O Paolo disse que a cena do assassinato no mar o lembrou muito Abel Ferrara, mas ele não se recorda do filme e eu nunca assisti, porque não me lembro de cena semelhante no que já vi do Ferrara. Aliás, uma pena seu último filme ter sido cancelado no Festival por problemas na cópia. O Ricardo fez ligações com Steve McQueen e apontou a cena posterior ao tirambaço no banheiro do hotel, em que Ryan Gosling aparece com o rosto ensangüentado e sai lentamente de quadro, com o Charles Bronson d’um filme que não me lembro. E há ainda Adam Siegel, produtor do longa, cujo sobrenome entrega possíveis ligações perigosas com outro cineasta de responsa. Ou seja, um híbrido de boas referências que dialogam diretamente com a estética e o gênero de Drive, mas que denota a inteligência de Nicolas Winding Refn para muito além da simplificação ou da citação, buscando a aproximação como forma de garantir consistência a uma nova forma de criação intensificada também pela recorrente quebra de expectativas: o já citado estacionamento do carro como forma de fugir dos tiras; a farda policial e a subseqüente subversão de seu significado; o telefone que toca e não é atendido e a batida na porta que revela a ausência. A revisão segurou muito bem a onda. Continua um filmaço.

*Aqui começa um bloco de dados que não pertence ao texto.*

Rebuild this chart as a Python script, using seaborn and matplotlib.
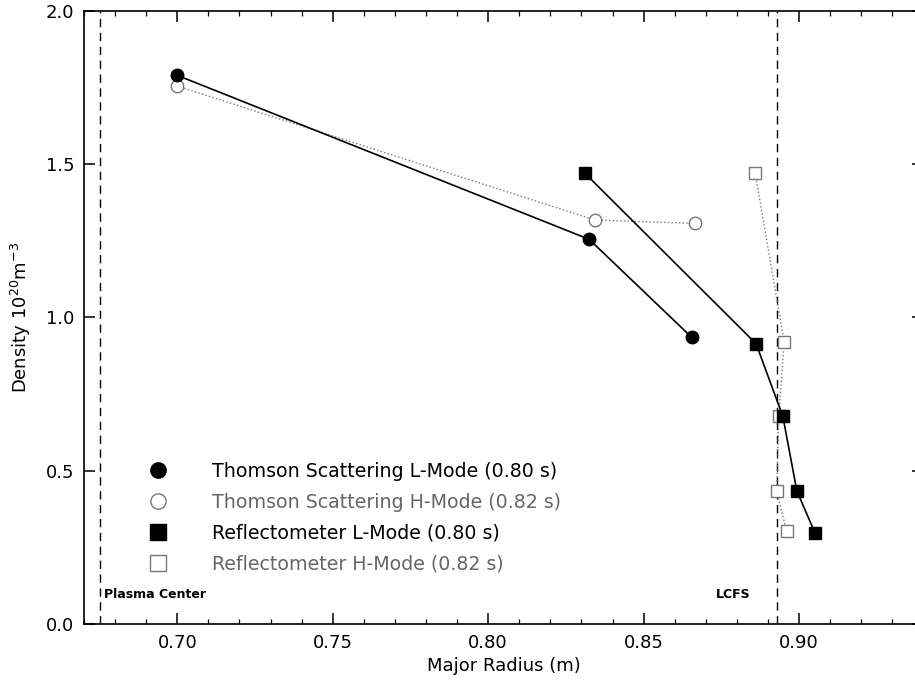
import matplotlib
matplotlib.use("Agg")
import matplotlib.pyplot as plt
from matplotlib.lines import Line2D
from matplotlib.ticker import MultipleLocator
import seaborn as sns
import pandas as pd

# ---- data ----
ts_l_r = [0.700, 0.8325, 0.8655]
ts_l_n = [1.79, 1.255, 0.935]

ts_h_r = [0.700, 0.8344, 0.8666]
ts_h_n = [1.755, 1.318, 1.307]

rf_l_r = [0.8312, 0.8862, 0.8948, 0.8993, 0.9051]
rf_l_n = [1.470, 0.914, 0.677, 0.434, 0.298]

rf_h_r = [0.8859, 0.8952, 0.8935, 0.8928, 0.8960]
rf_h_n = [1.470, 0.921, 0.680, 0.433, 0.302]

series_labels = [
    "Thomson Scattering L-Mode (0.80 s)",
    "Thomson Scattering H-Mode (0.82 s)",
    "Reflectometer L-Mode (0.80 s)",
    "Reflectometer H-Mode (0.82 s)",
]

plasma_center_r = 0.675
lcfs_r = 0.893

x_ticks = [0.70, 0.75, 0.80, 0.85, 0.90]
y_ticks = [0.0, 0.5, 1.0, 1.5, 2.0]

# ---- styling ----
sns.set_style("ticks")
plt.rcParams["font.family"] = ["DejaVu Sans"]
plt.rcParams["text.color"] = "black"
plt.rcParams["axes.labelcolor"] = "black"
plt.rcParams["xtick.color"] = "black"
plt.rcParams["ytick.color"] = "black"

fig = plt.figure(figsize=(9.15, 6.85), dpi=100)
ax = fig.add_axes([84 / 915, 61 / 685, 839.4 / 915, 613 / 685])

styles = [
    dict(marker="o", color="black", linestyle="-", lw=1.2, mfc="black", mec="black"),
    dict(marker="o", color="#777777", linestyle=":", lw=1.0, mfc="white", mec="#777777"),
    dict(marker="s", color="black", linestyle="-", lw=1.2, mfc="black", mec="black"),
    dict(marker="s", color="#777777", linestyle=":", lw=1.0, mfc="white", mec="#777777"),
]
xs = [ts_l_r, ts_h_r, rf_l_r, rf_h_r]
ys = [ts_l_n, ts_h_n, rf_l_n, rf_h_n]
order = [1, 3, 0, 2]  # draw H-mode first so L-mode sits on top

for i in order:
    df = pd.DataFrame({"r": xs[i], "n": ys[i]})
    st = styles[i]
    sns.lineplot(data=df, x="r", y="n", ax=ax, sort=False, estimator=None,
                 color=st["color"], linestyle=st["linestyle"], linewidth=st["lw"],
                 marker=st["marker"], markersize=9, markerfacecolor=st["mfc"],
                 markeredgecolor=st["mec"], markeredgewidth=1.0, zorder=3 if i in (0, 2) else 2)

# reference lines
ax.axvline(plasma_center_r, color="black", lw=1.0, linestyle=(0, (6, 4)), zorder=1)
ax.axvline(lcfs_r, color="black", lw=1.0, linestyle=(0, (6, 4)), zorder=1)
ax.text(plasma_center_r + 0.0015, 0.095, "Plasma Center", fontsize=9, fontweight="bold",
        ha="left", va="center")
ax.text(lcfs_r - 0.0085, 0.095, "LCFS", fontsize=9, fontweight="bold",
        ha="right", va="center")

# axes
ax.set_xlim(0.67, 0.94)
ax.set_ylim(0.0, 2.0)
ax.set_xticks(x_ticks)
ax.set_xticklabels([f"{v:.2f}" for v in x_ticks])
ax.set_yticks(y_ticks)
ax.set_yticklabels([f"{v:.1f}" for v in y_ticks])
ax.xaxis.set_minor_locator(MultipleLocator(0.01))
ax.tick_params(axis="both", which="major", direction="in", length=8, width=1.1,
               labelsize=13, top=True, right=True, pad=7)
ax.tick_params(axis="x", which="minor", direction="in", length=3.5, width=0.9,
               top=True, bottom=True)
for sp in ax.spines.values():
    sp.set_linewidth(1.2)
    sp.set_color("black")

ax.set_xlabel("Major Radius (m)", fontsize=13, labelpad=4)
ax.set_ylabel(r"Density 10$^{20}$m$^{-3}$", fontsize=13, labelpad=9)

# legend
handles = []
for i in range(4):
    st = styles[i]
    handles.append(Line2D([], [], linestyle="none", marker=st["marker"], markersize=11,
                          markerfacecolor=st["mfc"], markeredgecolor=st["mec"],
                          markeredgewidth=1.0))
leg = ax.legend(handles, series_labels, loc="upper left",
                bbox_to_anchor=((149 - 84) / 839.4, (624 - 462) / 613),
                frameon=False, fontsize=13.7, handlelength=0.95, handletextpad=2.35,
                labelspacing=0.62, borderaxespad=0, borderpad=0)
for t, c in zip(leg.get_texts(), ["black", "#666666", "black", "#666666"]):
    t.set_color(c)

fig.savefig("out.png", dpi=100)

As Canções, de Eduardo Coutinho (2011) A canção que mais me marcou em um filme do Coutinho foi “Me and Bobby McGee”, da Janis Joplin, pela inserção inesperada logo no início de Babilônia 2000, quando cantada por uma moradora louca e alto astral do Morro da Babilônia. Seu uso revela o método usado pelo cineasta para projetar um imaginário nacional por meio de dispositivos comuns coletivos: a religião, o bairro de Copacabana, a vida no sertão e, agora, as canções. O que interessa a ele neste novo filme é um diálogo com as emoções que despertam a memória das pessoas através da música. Por isso, estamos falando tanto de música quanto de memória, e em quase todos os casos estas são lembranças de amores fracassados e desilusões marcadas por melodias. Mas quase não há música de corno, nem mesmo as inevitáveis do Roberto Carlos. O que há são pessoas se abrindo intimamente diante da câmera, cantando sem restrições e lembrando histórias de outrora, sempre provocadas pelas intervenções de Coutinho. O que, admito, me frustrou um pouco, principalmente depois das potentes investigações de linguagem propostas por Jogo de Cena, Moscou e até mesmo pela ousadia de Um Dia na Vida. Quando ele esteve no cineclube do qual faço parte, há uns dois meses, mencionou que queria voltar a fazer filmes simples e que inclusive já tinha um pronto – no caso, este. Na hora quis perguntar se sua pulsação inventiva ainda teria caminhos para desbravar, mas preferi assistir ao filme antes para não parecer presunçoso. O que As Canções mostra é que Coutinho retornou a uma zona de conforto e que continua a ter uma habilidade incrível para se comunicar com os mais diversos tipos de pessoas, mas este retorno revela também que seu cinema ficou grande demais para a fórmula que o consagrou, e por isso pede mais, parece não se contentar com o mesmo. O desgaste é evidente, mas Coutinho é forte até quando se repete, como grandes gênios de outros ofícios. É o mesmo que explica, por exemplo, o fascínio que João Gilberto ainda causa quando grava em disco, quarenta anos depois, “Chega de Saudade”.